Scenerio: I like listening to a variety of music. Many songs and bands come from places that don't speak English. Some of those places use different letters/alphabets/written language systems.
Let's imagine a scenario where I stumbled upon a new band on Spotify, that is Chinese, and whose band and song names are written in Mandarin.
I would like to be able to tell my friend 'Hey, I just found this new band ___ ', but I cannot do that without knowing how to pronounce it, which I cannot do unless I can copy paste that artist/song name into Google Translate and have that say it to me out loud.
The insanely frustrating aspect of this whole dilemna is that you cannot copy paste artist or song names from Spotify Desktop. If you try to drag-click them into your broswer, you see something like
"https://open.spotify.com/track/1fmoCZ6mtMiqA5GHWPcZz9"
as opposed to any readable text about the artist or song.
Side Note: '一日入冬' by 缺省 was actually the track that first made me realize I couldn't copy paste from Spotify, and which led me down this whole rabit hole.
Problem
How do I figure out who these people are if I cannot copy-paste that artist or song name straight from the Spotify desktop app?
Solution:
We need to turn that link into a copy-pastable string so that the tiny number of people upset with this flaw can move on with their lives.
Check out my attempt at fixing this problem:
Note: The site's backend is hosted for free, so the first query every 15 minutes requires the server to spin up again
Just drag and drop any song/album/artist from the Spotify desktop app to get a copyable string.
The backend, hosted on Render, uses the Spotify API to turn any copy/pasteable or dragable element of the Sporitfy desktop app into a copy/pasteable string.
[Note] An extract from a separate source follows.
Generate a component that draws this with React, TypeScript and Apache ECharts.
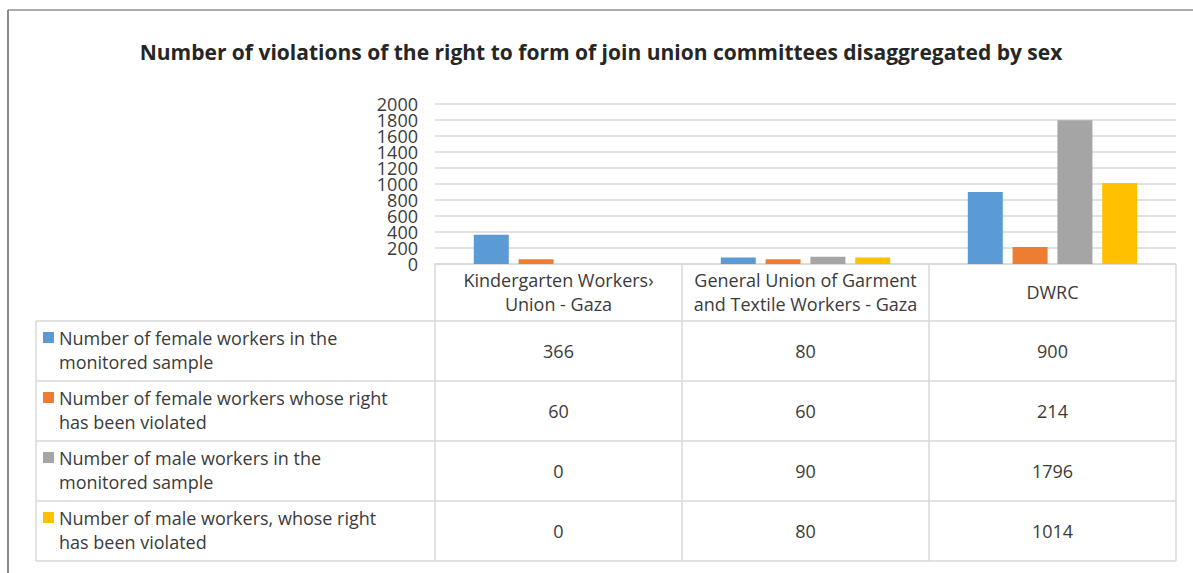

The frontend is hosted using GitHub pages.
This project was my first real exposure to using an API to make a complex task way simpler. The actual core logic of the project is serviced with just a couple lines of code.
The hardest aspect of this project was the tug of war between WSL and the various npm scripts used to build/deploy the site. This is where I feel the biggest gap in my understanding persists. The pipeline of building and deploying this site turned out much harder than my blog because of the backend aspect, and I look forward to learning more about streamlining/standardizing that process.
I suspect that WSL, and its finicky permissions, are what clashed with npm most, and why containerization/virtual envs are so common in the 'real' world.
Updates:
I have added a prepared query, linking to Google Translate, which autodetects the language and pronounces the string previously produced.